ECLI:NL:CRVB:2024:1591
Centrale Raad van Beroep
- Verzet
- Rechtspraak.nl
Verzet ongegrond wegens niet-tijdige indiening van hoger beroepschrift
In deze zaak heeft de Centrale Raad van Beroep op 1 augustus 2024 uitspraak gedaan over het verzet van appellant tegen de niet-ontvankelijkverklaring van zijn hoger beroep. Het hoger beroepschrift was niet tijdig ingediend, aangezien de termijn voor indiening op 2 januari 2023 afliep. Appellant had zijn beroepschrift gedateerd op 1 januari 2023, maar het was pas op 4 januari 2023 ter post bezorgd en op 17 januari 2023 door de Raad ontvangen.
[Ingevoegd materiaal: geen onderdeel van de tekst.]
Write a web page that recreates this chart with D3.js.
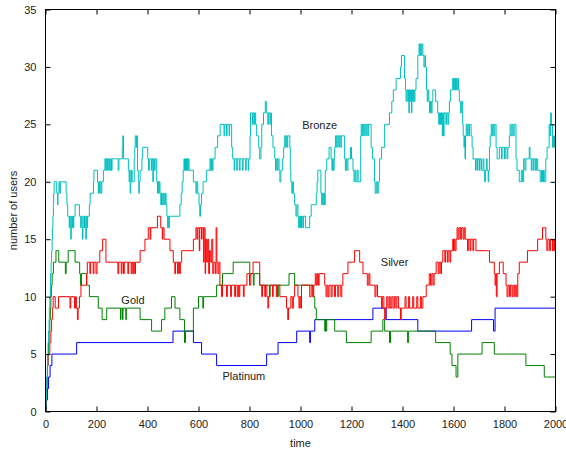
<!DOCTYPE html>
<html>
<head>
<meta charset="utf-8">
<script src="https://cdn.jsdelivr.net/npm/d3@7"></script>
<style>
  body { margin: 0; background: #fff; }
  svg { display: block; }
  text { font-family: "Liberation Sans", Arial, Helvetica, sans-serif; }
</style>
</head>
<body>
<div id="chart"></div>
<script>
// tick values
const xTicks = [0, 200, 400, 600, 800, 1000, 1200, 1400, 1600, 1800, 2000];
const yTicks = [0, 5, 10, 15, 20, 25, 30, 35];

// step series, [time, users] at each change
const bronze = [
  [0,0],[2,1],[4,2],[5,3],[7,4],[9,5],[10,6],[12,7],[14,8],[15,9],[17,10],[19,11],[20,12],[22,13],[24,14],[26,15],[27,16],[29,17],[31,18],[32,19],[34,20],
  [44,19],[47,18],[49,19],[53,20],[56,19],[58,20],[81,19],[84,18],[87,17],[93,16],[95,17],[97,16],[99,15],[101,17],[104,16],[106,17],[109,16],[111,17],
  [116,18],[133,17],[138,16],[140,17],[143,16],[145,15],[147,17],[151,16],[153,17],[156,16],[158,15],[160,17],[163,16],[165,17],[172,18],[175,19],
  [188,20],[190,21],[204,20],[207,19],[209,20],[212,19],[214,20],[218,19],[221,20],[227,21],[233,22],[236,21],[238,22],[241,21],[243,22],
  [248,21],[250,22],[253,21],[256,22],[259,21],[261,22],[285,21],[288,22],[301,23],[303,24],[306,22],[325,21],[328,20],[330,21],[332,19],[334,20],[337,21],[340,20],
  [348,22],[350,23],[352,24],[356,23],[358,24],[361,21],[364,20],[366,19],[368,20],[371,21],[378,22],[381,23],[401,22],[404,21],[407,22],
  [415,21],[417,22],[421,20],[423,22],[427,21],[430,22],[436,20],[439,19],[441,20],[444,19],[446,20],[449,19],[452,18],[455,19],[458,18],[462,19],[466,18],[470,19],[473,18],
  [476,17],[479,16],[481,17],[484,16],[486,17],[527,18],[532,19],[536,20],[540,21],[543,22],[545,21],[547,22],[549,21],[551,22],[553,21],[556,22],[558,21],[560,22],[563,21],
  [580,20],[590,19],[593,20],[597,19],[602,18],[605,17],[608,18],[612,19],[618,20],[631,21],[645,22],[648,21],[651,22],[654,21],[657,22],[665,23],[675,24],[685,25],
  [700,24],[703,25],[710,24],[712,25],[720,24],[722,25],[730,23],[734,22],[740,21],[742,22],[750,21],[752,22],[760,21],[763,22],[772,21],[775,22],[785,21],[787,22],[795,21],[797,22],
  [802,24],[804,26],[812,25],[814,26],[818,25],[820,26],[824,25],[828,24],[836,23],[840,22],[845,23],[848,25],[855,26],[862,27],[866,26],[872,25],[874,26],[880,25],[883,26],
  [886,24],[892,23],[899,22],[902,21],[905,22],[909,21],[912,22],[916,21],[919,20],[923,21],[930,22],[934,23],[938,24],[942,23],[944,24],[948,23],[950,24],
  [958,23],[960,21],[962,20],[966,19],[969,20],[972,19],[977,18],[982,17],[986,18],[990,17],[993,16],[995,17],[998,16],[1000,17],[1004,16],[1006,17],[1010,16],[1012,17],
  [1020,16],[1036,17],[1042,18],[1062,19],[1065,20],[1068,21],[1080,19],[1083,18],[1085,19],[1088,18],[1091,19],[1094,18],[1097,21],[1103,22],[1112,23],
  [1120,22],[1123,21],[1126,22],[1129,21],[1132,22],[1134,23],[1137,24],[1142,23],[1144,24],[1150,23],[1152,24],[1158,23],[1160,24],[1173,22],[1176,21],[1179,22],[1182,21],
  [1186,22],[1196,23],[1200,22],[1206,21],[1210,20],[1213,21],[1217,20],[1222,21],[1226,20],[1236,24],[1238,25],[1242,24],[1244,25],[1248,24],[1250,25],[1256,24],[1258,25],[1264,24],[1266,25],
  [1277,23],[1282,22],[1290,20],[1293,19],[1297,20],[1301,19],[1305,20],[1310,22],[1318,23],[1330,25],[1349,26],[1358,27],[1364,28],[1375,29],[1392,30],[1396,31],
  [1408,29],[1412,28],[1414,27],[1417,28],[1421,27],[1423,28],[1425,26],[1427,28],[1430,27],[1432,28],[1435,26],[1437,28],[1440,27],[1443,28],[1446,27],[1449,28],
  [1453,29],[1460,31],[1465,32],[1468,31],[1470,32],[1473,31],[1476,32],[1480,31],[1484,30],[1488,31],[1490,30],[1494,28],[1497,27],[1500,28],[1503,27],
  [1506,26],[1510,27],[1513,26],[1516,27],[1519,28],[1530,27],[1538,26],[1542,25],[1545,26],[1549,25],[1553,26],[1556,24],[1558,26],[1561,24],[1563,26],[1570,25],[1573,26],[1578,25],[1581,26],
  [1584,27],[1588,28],[1597,29],[1599,28],[1601,29],[1603,28],[1606,29],[1608,28],[1611,29],[1614,28],[1617,29],[1620,28],[1623,27],[1628,26],[1632,27],
  [1636,25],[1638,24],[1641,23],[1643,24],[1645,22],[1647,24],[1650,25],[1653,24],[1656,25],[1660,24],[1663,25],[1669,24],[1673,23],[1677,22],
  [1686,21],[1689,22],[1694,21],[1696,22],[1702,21],[1704,22],[1710,21],[1716,22],[1719,21],[1722,20],[1725,21],[1729,22],[1732,21],[1736,20],[1738,21],
  [1741,23],[1744,24],[1748,25],[1751,24],[1754,25],[1758,24],[1762,25],[1767,23],[1771,22],[1780,23],[1788,22],[1791,23],[1800,22],[1803,23],[1810,22],[1813,23],
  [1819,24],[1822,25],[1826,24],[1830,25],[1834,24],[1838,25],[1845,22],[1849,21],[1858,20],[1866,21],[1871,20],[1875,22],[1880,21],[1884,22],
  [1897,23],[1900,22],[1905,21],[1908,22],[1913,21],[1916,22],[1922,21],[1925,22],[1930,21],[1940,20],[1945,21],[1949,20],[1953,21],[1956,20],
  [1962,22],[1967,23],[1975,25],[1978,24],[1981,26],[1984,25],[1988,23],[1992,24],[1996,23],[2000,23]
];

const silver = [
  [0,0],[2,1],[4,2],[6,3],[8,4],[10,5],[17,6],[21,7],[24,8],[27,9],[30,10],[38,9],[51,10],[96,9],[99,10],[114,9],[118,10],[121,9],[125,8],[128,9],[133,10],[139,11],
  [161,12],[164,13],[174,12],[177,13],[187,12],[190,13],[198,12],[202,13],[213,14],[224,15],[237,13],
  [284,12],[287,13],[297,12],[300,13],[306,12],[309,13],[323,12],[326,13],[336,12],[339,13],[343,12],[346,13],[350,12],[353,13],
  [371,14],[390,15],[403,16],[410,15],[413,16],[439,17],[452,16],[458,15],[460,16],[465,15],[488,14],
  [501,13],[507,12],[510,13],[518,12],[521,13],[526,12],[529,13],[534,14],[580,15],[590,16],[594,15],[597,16],[603,14],[605,16],[612,15],[614,16],[620,13],[622,16],[626,12],[628,15],
  [632,13],[636,15],[640,12],[643,14],[648,13],[652,15],[656,12],[660,13],[666,12],[669,16],[672,13],[676,12],[680,13],[684,11],
  [690,10],[694,11],[710,10],[713,11],[726,10],[729,11],[742,10],[745,11],[752,10],[756,11],[759,10],[762,11],[776,10],[779,11],[790,12],[800,11],[805,12],[814,13],
  [840,11],[848,10],[851,11],[860,10],[863,11],[868,10],[872,9],[875,10],[879,11],[890,10],[893,11],[905,10],[908,11],[919,10],[945,9],[950,8],[953,9],
  [962,10],[968,9],[972,10],[977,11],[990,10],[994,9],[997,10],[1001,9],[1004,11],[1036,10],[1042,11],[1048,10],[1052,11],[1058,12],[1062,11],[1066,12],[1070,11],[1073,12],
  [1095,11],[1100,10],[1104,11],[1108,10],[1112,11],[1120,10],[1124,11],[1133,10],[1137,11],[1146,10],[1150,11],[1158,10],[1162,11],[1166,12],[1186,13],[1212,14],[1232,13],[1245,12],
  [1262,11],[1268,12],[1272,11],[1292,10],[1296,11],[1302,10],[1318,9],[1321,10],[1327,9],[1330,8],[1334,9],[1338,10],[1343,9],[1348,10],[1352,9],[1358,10],[1363,9],[1368,10],[1374,9],[1378,10],[1384,9],
  [1392,8],[1395,9],[1410,10],[1414,9],[1424,10],[1428,9],[1440,10],[1444,9],[1456,10],[1460,9],[1470,10],[1474,9],[1480,10],[1493,11],[1505,12],[1510,11],[1515,12],[1520,11],[1524,12],
  [1532,13],[1540,12],[1544,13],[1550,12],[1553,13],[1558,14],[1566,13],[1569,14],[1576,13],[1579,14],[1586,13],[1589,14],[1597,15],[1600,14],[1603,15],[1606,14],
  [1610,15],[1614,16],[1618,15],[1622,16],[1628,15],[1632,16],[1638,15],[1642,16],[1646,15],[1655,14],[1658,15],[1665,14],[1668,15],[1676,14],[1679,15],[1688,14],
  [1741,13],[1760,12],[1763,11],[1766,12],[1768,10],[1771,12],[1780,13],[1795,12],[1806,11],[1810,10],[1814,11],[1820,10],[1824,11],[1830,10],[1834,11],[1840,10],[1844,11],[1848,10],[1852,12],
  [1858,13],[1890,14],[1930,15],[1949,16],[1962,15],[1966,14],[1970,15],[1976,14],[1980,15],[1988,14],[1993,15],[1996,14],[2000,14]
];

const gold = [
  [0,0],[2,1],[4,2],[6,3],[8,4],[10,5],[12,6],[14,7],[17,8],[19,9],[21,10],[23,11],[26,12],[31,13],[41,14],[52,13],[78,12],[81,13],[89,14],[116,13],[134,12],[137,11],[141,12],[162,11],[172,10],
  [207,9],[222,8],[240,9],[294,8],[296,9],[302,8],[304,9],[315,8],[317,9],[371,8],[416,7],[455,8],[468,9],[494,10],[508,9],[527,8],[545,6],[549,7],
  [580,9],[600,10],[617,9],[620,10],[671,11],[694,12],[736,13],[801,12],[815,11],[818,12],[840,11],[878,10],[881,11],[910,10],[913,11],[955,12],[977,11],
  [1049,10],[1056,9],[1062,8],[1095,7],[1098,8],[1100,7],[1103,8],[1134,7],[1180,6],[1277,7],[1323,8],[1330,7],[1349,6],[1353,7],[1420,6],[1424,7],
  [1530,6],[1587,5],[1594,4],[1610,3],[1617,5],[1712,6],[1760,5],[1884,4],[1956,3],[2000,3]
];

const platinum = [
  [0,0],[4,1],[8,2],[12,3],[18,4],[25,5],[122,6],[500,7],[580,6],[612,5],[671,4],[867,5],[912,6],[985,7],[1036,6],[1039,7],[1056,8],
  [1284,9],[1336,8],[1460,7],[1671,8],[1757,7],[1763,9],[2000,9]
];

// in-plot labels, in data units
const labelNames = ["Bronze", "Silver", "Gold", "Platinum"];
const labelTimes = [1075, 1369, 343, 778];
const labelUsers = [24.9, 13.0, 9.7, 3.1];

const series = [
  {name: "Platinum", color: "#0000ff", data: platinum},
  {name: "Gold", color: "#008000", data: gold},
  {name: "Silver", color: "#ff0000", data: silver},
  {name: "Bronze", color: "#00bfbf", data: bronze}
];

const width = 566;
const height = 452;
const margin = {top: 9.5, right: 10.5, bottom: 40.5, left: 45.5};
const innerW = width - margin.left - margin.right;
const innerH = height - margin.top - margin.bottom;

const x = d3.scaleLinear().domain([0, 2000]).range([0, innerW]);
const y = d3.scaleLinear().domain([0, 35]).range([innerH, 0]);

const svg = d3.select("#chart").append("svg")
    .attr("width", width)
    .attr("height", height);

const g = svg.append("g")
    .attr("transform", `translate(${margin.left},${margin.top})`);

g.append("defs").append("clipPath").attr("id", "clip")
    .append("rect").attr("width", innerW).attr("height", innerH);

const line = d3.line()
    .x(d => x(d[0]))
    .y(d => y(d[1]))
    .curve(d3.curveStepAfter);

g.append("g")
    .attr("clip-path", "url(#clip)")
    .selectAll("path")
    .data(series)
    .join("path")
    .attr("fill", "none")
    .attr("stroke", d => d.color)
    .attr("stroke-width", 1)
    .attr("d", d => line(d.data));

// axes: ticks pointing inward on all four sides
const tickLen = 5;
const axisColor = "#000";
const fontSize = "11px";
const fmt = d3.format("d");

const xAxis = d3.axisBottom(x).tickValues(xTicks).tickFormat(fmt).tickSizeInner(-tickLen).tickSizeOuter(0).tickPadding(tickLen + 4);
const yAxis = d3.axisLeft(y).tickValues(yTicks).tickFormat(fmt).tickSizeInner(-tickLen).tickSizeOuter(0).tickPadding(tickLen + 4);
const xTop = d3.axisTop(x).tickValues(xTicks).tickSizeInner(-tickLen).tickSizeOuter(0).tickFormat("");
const yRight = d3.axisRight(y).tickValues(yTicks).tickSizeInner(-tickLen).tickSizeOuter(0).tickFormat("");

const gx = g.append("g").attr("transform", `translate(0,${innerH})`).call(xAxis);
const gy = g.append("g").call(yAxis);
const gt = g.append("g").call(xTop);
const gr = g.append("g").attr("transform", `translate(${innerW},0)`).call(yRight);

[gx, gy, gt, gr].forEach(a => {
  a.select(".domain").remove();
  a.selectAll(".tick line").attr("stroke", axisColor);
  a.selectAll("text").attr("fill", "#222").style("font-size", fontSize)
      .style("font-family", '"Liberation Sans", Arial, sans-serif');
});

g.append("rect")
    .attr("width", innerW)
    .attr("height", innerH)
    .attr("fill", "none")
    .attr("stroke", axisColor)
    .attr("stroke-width", 1);

// series labels
g.append("g")
    .selectAll("text")
    .data(labelNames)
    .join("text")
    .attr("x", (d, i) => x(labelTimes[i]))
    .attr("y", (d, i) => y(labelUsers[i]))
    .attr("dy", "0.35em")
    .attr("text-anchor", "middle")
    .attr("fill", "#222")
    .style("font-size", fontSize)
    .text(d => d);

// axis titles
svg.append("text")
    .attr("x", margin.left + innerW / 2)
    .attr("y", 447)
    .attr("text-anchor", "middle")
    .attr("fill", "#222")
    .style("font-size", fontSize)
    .text("time");

svg.append("text")
    .attr("transform", `translate(17,${margin.top + innerH / 2}) rotate(-90)`)
    .attr("text-anchor", "middle")
    .attr("fill", "#222")
    .style("font-size", fontSize)
    .text("number of users");
</script>
</body>
</html>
Hierdoor was de termijn overschreden en kon het hoger beroep niet inhoudelijk worden behandeld.
Appellant heeft verzet aangetekend en stelde dat hij het beroepschrift op tijd had verzonden. Tijdens de zitting op 11 juli 2024 zijn partijen niet verschenen. De Raad heeft overwogen dat appellant geen feiten of omstandigheden heeft aangedragen die zouden kunnen leiden tot de conclusie dat hij niet in verzuim was. In een brief van 23 maart 2023 verklaarde appellant dat hij het beroepschrift per aangetekende post vanuit Marokko had verzonden, maar de Raad concludeerde dat de poststempel aantoont dat het beroepschrift na de termijn was verzonden.
De Raad heeft uiteindelijk geoordeeld dat het verzet ongegrond is en dat er geen aanleiding is voor een proceskostenveroordeling. De uitspraak is gedaan door J.C. Boeree, in tegenwoordigheid van griffier E.P.J.M. Claerhoudt, en is openbaar uitgesproken op 1 augustus 2024.